From that article: “Paul Robeson has a wide variety of academic programs geared to prepare students for college and professional careers via internships or career-based experiences. The 20-year Robeson/Citi partnership with Citi (originally with Solomon Brothers) includes a mentor/mentee program, state-of-the-art technology, scholarships, college trips, support with Career/College Day, and internships for students. An op-ed school focused on business and technology, Robeson is home to 2 Virtual Enterprises, an international program that trains students to run a business. Robeson’s student-run businesses are Generation Design, a web design company, and Extravaganza Planning, an event planning company. Two of Robeson’s four Academies or Small Learning Communities are part of the National Academy Foundation: the Academy of Finance and the Academy of Information Technology offer advanced curriculum in Virtual enterprise and Cisco Networking Certification, with students taking part in college classes and participate in enrichment activities like Toast Masters.”
Councilman Vann stood with the school during this time of crisis and is “supportive of the school and their efforts to improve.”
School and community members are expressing concern about how the Post reporter was able to talk to the teen. According to a source within the school, on or about the morning of April 9, Alisha and another teen were approached by the Post reporter as the girls were making their way into school.

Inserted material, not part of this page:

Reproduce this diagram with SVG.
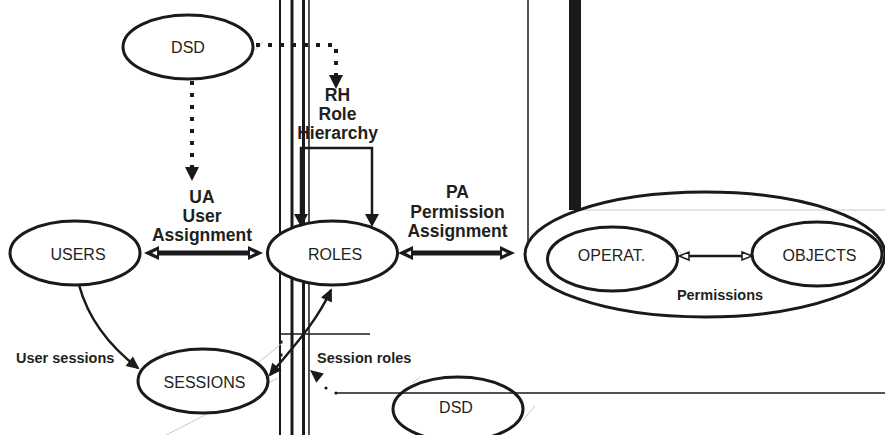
<svg xmlns="http://www.w3.org/2000/svg" width="885" height="435" viewBox="0 0 885 435">
<style>
.node ellipse { fill:#fff; stroke:#1a1a1a; stroke-width:3; }
.node ellipse.open { fill:none; }
.lbl { font-family:"Liberation Sans", Arial, sans-serif; font-size:16px; fill:#231f20; text-anchor:middle; }
.bold { font-family:"Liberation Sans", Arial, sans-serif; font-weight:bold; font-size:17.5px; fill:#231f20; text-anchor:middle; }
.small { font-size:14.5px; }
.start { text-anchor:start; }
.dot { fill:none; stroke:#1a1a1a; stroke-width:4; stroke-dasharray:4 8; }
.thick { stroke:#1a1a1a; stroke-width:5; fill:none; }
.conn { stroke:#1a1a1a; stroke-width:2.5; fill:none; }
.vl { stroke:#1a1a1a; fill:none; }
.gray { stroke:#c8c8c8; stroke-width:1; fill:none; }
marker { overflow:visible; }
</style>
<defs>
<marker id="bigHead" markerUnits="userSpaceOnUse" markerWidth="20" markerHeight="20" viewBox="0 -10 20 20" refX="0" refY="0" orient="auto-start-reverse">
<path d="M0,-7 L15,0 L0,7 Z" fill="#1a1a1a"/>
<path d="M2,-2.5 L7,0 L2,2.5 Z" fill="#fff"/>
</marker>
<marker id="tipHead" markerUnits="userSpaceOnUse" markerWidth="16" markerHeight="16" viewBox="0 -8 16 16" refX="11" refY="0" orient="auto-start-reverse">
<path d="M0,-6 L13,0 L0,6 Z" fill="#1a1a1a"/>
</marker>
<marker id="baseHead" markerUnits="userSpaceOnUse" markerWidth="16" markerHeight="16" viewBox="0 -8 16 16" refX="0" refY="0" orient="auto-start-reverse">
<path d="M0,-7 L13,0 L0,7 Z" fill="#1a1a1a"/>
</marker>
<marker id="dotHead" markerUnits="userSpaceOnUse" markerWidth="16" markerHeight="16" viewBox="0 -8 16 16" refX="0" refY="0" orient="auto">
<path d="M0,-7 L14,0 L0,7 Z" fill="#1a1a1a"/>
</marker>
<marker id="smallHead" markerUnits="userSpaceOnUse" markerWidth="14" markerHeight="12" viewBox="0 -6 14 12" refX="0" refY="0" orient="auto-start-reverse">
<path d="M0,-4 L10,0 L0,4 Z" fill="#fff" stroke="#1a1a1a" stroke-width="1.5"/>
</marker>
</defs>
<rect width="885" height="435" fill="#fff"/>

<g id="background">
<line class="vl" x1="280" y1="0" x2="280" y2="435" stroke-width="2"/>
<line class="vl" x1="292" y1="0" x2="292" y2="435" stroke-width="3"/>
<line class="vl" x1="303.5" y1="0" x2="303.5" y2="435" stroke-width="3"/>
<line class="vl" x1="309" y1="0" x2="309" y2="435" stroke-width="1.5"/>
<line class="vl" x1="528" y1="0" x2="528" y2="241" stroke-width="1.5" stroke="#333"/>
<rect x="569" y="0" width="12" height="210" fill="#1a1a1a"/>
<line class="gray" x1="580" y1="210" x2="885" y2="210"/>
<line class="vl" x1="279" y1="334" x2="370" y2="334" stroke-width="1.5"/>
<line class="vl" x1="335" y1="393" x2="885" y2="393" stroke-width="1.5"/>
<line class="gray" x1="282" y1="343" x2="258" y2="363"/>
<line class="gray" x1="278" y1="378" x2="166" y2="435"/>
<line class="gray" x1="167" y1="350" x2="158" y2="357"/>
<line class="gray" x1="255" y1="50" x2="263" y2="42"/>
<line class="gray" x1="523" y1="420" x2="535" y2="406"/>
<line class="gray" x1="413" y1="383" x2="420" y2="377"/>
<line class="gray" x1="678" y1="250" x2="690" y2="262"/>
<rect x="279.5" y="340.5" width="3" height="3" fill="#1a1a1a"/>
<rect x="279.5" y="353.5" width="3" height="3" fill="#1a1a1a"/>
</g>

<g id="node-dsd-top" class="node">
<ellipse cx="188" cy="47" rx="65" ry="32"/>
<text class="lbl" x="188" y="52.5">DSD</text>
</g>
<g id="node-users" class="node">
<ellipse cx="75" cy="253" rx="65" ry="32"/>
<text class="lbl" x="78" y="260">USERS</text>
</g>
<g id="node-roles" class="node">
<ellipse cx="332.5" cy="253" rx="65" ry="32"/>
<text class="lbl" x="335" y="260">ROLES</text>
</g>
<g id="node-sessions" class="node">
<ellipse cx="203" cy="381" rx="65" ry="32"/>
<text class="lbl" x="204.5" y="388">SESSIONS</text>
</g>
<g id="node-dsd-bottom" class="node">
<ellipse class="open" cx="458" cy="409" rx="65" ry="32"/>
<text class="lbl" x="456" y="412.5">DSD</text>
</g>
<g id="node-permissions" class="node">
<ellipse class="open" cx="705" cy="254.5" rx="180" ry="62.5"/>
<text class="bold small" x="720" y="300">Permissions</text>
</g>
<g id="node-operat" class="node">
<ellipse cx="612.5" cy="259" rx="65" ry="32"/>
<text class="lbl" x="611.5" y="261">OPERAT.</text>
</g>
<g id="node-objects" class="node">
<ellipse cx="817" cy="254" rx="65" ry="32"/>
<text class="lbl" x="819.5" y="261">OBJECTS</text>
</g>

<g id="connectors">
<path class="dot" d="M256,45 H336 V75" marker-end="url(#dotHead)"/>
<path class="dot" d="M192,81 V167" marker-end="url(#dotHead)"/>
<path class="conn" d="M301,214 V148 H372 V214" marker-start="url(#baseHead)" marker-end="url(#baseHead)"/>
<line class="thick" x1="159" y1="253" x2="248" y2="253" marker-start="url(#bigHead)" marker-end="url(#bigHead)"/>
<line class="thick" x1="413" y1="253" x2="500" y2="253" marker-start="url(#bigHead)" marker-end="url(#bigHead)"/>
<line class="conn" x1="689" y1="256" x2="742" y2="256" stroke-width="3" marker-start="url(#smallHead)" marker-end="url(#smallHead)"/>
<path class="conn" d="M79,285 C88,318 108,345 138,368" marker-end="url(#tipHead)"/>
<path class="conn" d="M270,375 C290,350 315,325 331,290" marker-start="url(#tipHead)" marker-end="url(#tipHead)"/>
<circle cx="336" cy="393" r="1.6" fill="#1a1a1a"/>
<circle cx="326" cy="388" r="1.6" fill="#1a1a1a"/>
<polygon points="310,370 323.8,373.4 316.4,382.8" fill="#1a1a1a"/>
</g>

<g id="labels">
<text class="bold" x="337.5" y="100.5">RH</text>
<text class="bold" x="337.5" y="119.5">Role</text>
<text class="bold" x="337.5" y="138.5">Hierarchy</text>
<text class="bold" x="202" y="203">UA</text>
<text class="bold" x="202" y="222">User</text>
<text class="bold" x="202" y="241">Assignment</text>
<text class="bold" x="457.5" y="198">PA</text>
<text class="bold" x="457.5" y="218">Permission</text>
<text class="bold" x="457.5" y="237">Assignment</text>
<text class="bold small start" x="16" y="363">User sessions</text>
<text class="bold small start" x="317" y="363">Session roles</text>
</g>
</svg>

The reporter was able to lure the girls away from the school to a McDonald’s restaurant on Fulton Street, some 6 blocks away. It was in that McDonald’s where the girls were encouraged to give lurid descriptions of their school. Alisha gave the reporter what she was looking for, in exchange for a meal. The other teen had positive things to say about Robeson, which the reporter ignored. While sitting in McDonald’s, Alisha was pumped for her negative opinion of Robeson, paid for with the price of a meal. The Post reporter had no problem encouraging Alisha to miss valuable classroom time.